Covering 1,000 years of history, and casting fresh light on the basics of Roman culture from slavery to running water, as well as exploring democracy, migration, religious controversy, social mobility and exploitation in the larger context of the empire, this is a definitive history of ancient Rome.

SPQR is the Romans’ own abbreviation for their state: Senatus Populusque Romanus, ‘the Senate and People of Rome’.

I’ve recently finished Too Soon a Death by Janet O’Kane, crime fiction set in the Scottish Borders.

You can read my thoughts on this book in my previous post.

And next I’ll be reading Slade House by David Mitchell, or at least I think I’ll be reading this next. When the time comes I could fancy something completely different.

Blurb:

Born out of the short story David Mitchell published on Twitter in 2014 and inhabiting the same universe as his latest bestselling novel The Bone Clocks, this is the perfect book to curl up with on a dark and stormy night.

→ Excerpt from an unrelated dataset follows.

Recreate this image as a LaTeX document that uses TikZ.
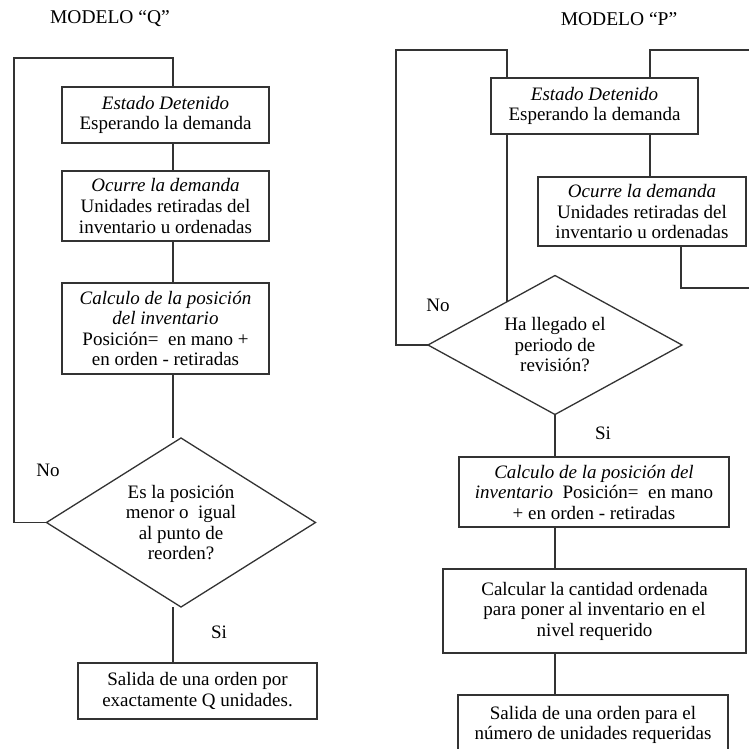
\documentclass[tikz,border=0pt]{standalone}
\usepackage{fontspec}
\setmainfont{Liberation Serif}
\usetikzlibrary{shapes.geometric,calc}
\begin{document}
\begin{tikzpicture}[x=1pt,y=-1pt,
  every node/.style={outer sep=0pt, inner sep=0pt, font=\fontsize{19}{20.5}\selectfont},
  box/.style={draw=black!80, line width=1.3pt, rectangle, align=center},
  decision/.style={draw=black!80, line width=1.3pt, diamond, align=center, aspect=1.6},
  flow/.style={draw=black!80, line width=1.3pt},
  title/.style={font=\fontsize{19.5}{21}\selectfont}
]
\clip (0,0) rectangle (749,749);
\fill[white] (0,0) rectangle (749,749);

% ---------------- Modelo Q ----------------
\node[title] (tq) at (110,19) {MODELO “Q”};

\node[box, minimum width=207pt, minimum height=56pt] (q1) at (165.5,115)
  {\textit{Estado Detenido}\\Esperando la demanda};
\node[box, minimum width=207pt, minimum height=70pt] (q2) at (165.5,206)
  {\textit{Ocurre la demanda}\\Unidades retiradas del\\inventario u ordenadas};
\node[box, minimum width=207pt, minimum height=91pt] (q3) at (165.5,328.5)
  {\textit{Calculo de la posición}\\\textit{del inventario}\\Posición=~ en mano +\\en orden - retiradas};
\node[decision, minimum width=269pt, minimum height=169pt] (qd) at (181,522.5)
  {Es la posición\\menor o~ igual\\al punto de\\reorden?};
\node[box, minimum width=239pt, minimum height=56pt] (q4) at (197.5,691)
  {Salida de una orden por\\exactamente Q unidades.};

\coordinate (qx) at (173,0);
\coordinate (qloop) at (14,58);

\draw[flow] (qd.west) -| (qloop) -| (q1.north -| qx);
\draw[flow] (q1.south -| qx) -- (q2.north -| qx);
\draw[flow] (q2.south -| qx) -- (q3.north -| qx);
\draw[flow] (q3.south -| qx) -- (qd.north -| qx);
\draw[flow] (qd.south -| qx) -- (q4.north -| qx);

\node (qno) at (48,470) {No};
\node (qsi) at (219,632) {Si};

% ---------------- Modelo P ----------------
\node[title] (tp) at (619,19) {MODELO “P”};

\node[box, minimum width=207pt, minimum height=56pt] (p1) at (594.5,106)
  {\textit{Estado Detenido}\\Esperando la demanda};
\node[box, minimum width=208pt, minimum height=69pt] (p2) at (642,211.5)
  {\textit{Ocurre la demanda}\\Unidades retiradas del\\inventario u ordenadas};
\node[decision, minimum width=254pt, minimum height=139pt] (pd) at (555,345)
  {Ha llegado el\\periodo de\\revisión?};
\node[box, minimum width=270pt, minimum height=70pt] (p3) at (594,492)
  {\textit{Calculo de la posición del}\\\textit{inventario}~ Posición=~ en mano\\+ en orden - retiradas};
\node[box, minimum width=303pt, minimum height=84pt] (p4) at (594.5,611)
  {Calcular la cantidad ordenada\\para poner al inventario en el\\nivel requerido};
\node[box, minimum width=270pt, minimum height=60pt] (p5) at (593,725)
  {Salida de una orden para el\\número de unidades requeridas};

\coordinate (px) at (507,0);
\coordinate (pc) at (650,0);
\coordinate (pr) at (681,0);
\coordinate (pm) at (555,0);
\coordinate (ploop) at (396,50);
\coordinate (pedgeA) at (755,50);
\coordinate (pedgeB) at (755,288);
% point where the loop line meets the upper-left edge of the decision
\coordinate (pdedge) at ($(pd.west)!0.622!(pd.north)$);

\draw[flow] (pd.west) -| (ploop) -| (p1.north -| px);
\draw[flow] (p1.south -| px) -- (px |- pdedge);
\draw[flow] (p1.north -| pc) |- (pedgeA);
\draw[flow] (p1.south -| pc) -- (p2.north -| pc);
\draw[flow] (p2.south -| pr) |- (pedgeB);
\draw[flow] (pd.south) -- (pd.south |- p3.north);
\draw[flow] (p3.south -| pm) -- (p4.north -| pm);
\draw[flow] (p4.south -| pm) -- (p5.north -| pm);

\node (pno) at (438,305) {No};
\node (psi) at (603,433) {Si};
\end{tikzpicture}
\end{document}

Turn down Slade Alley – narrow, dank and easy to miss, even when you’re looking for it. Find the small black iron door set into the right-hand wall. No handle, no keyhole, but at your touch it swings open. Enter the sunlit garden of an old house that doesn’t quite make sense; too grand for the shabby neighbourhood, too large for the space it occupies.

A stranger greets you by name and invites you inside. At first, you won’t want to leave. Later, you’ll find that you can’t.

This unnerving, taut and intricately woven tale by one of our most original and bewitching writers begins in 1979 and reaches its turbulent conclusion around Hallowe’en, 2015. Because every nine years, on the last Saturday of October, a ‘guest’ is summoned to Slade House. But why has that person been chosen, by whom and for what purpose? The answers lie waiting in the long attic, at the top of the stairs…

What have you been reading this week and what have got in mind to read next?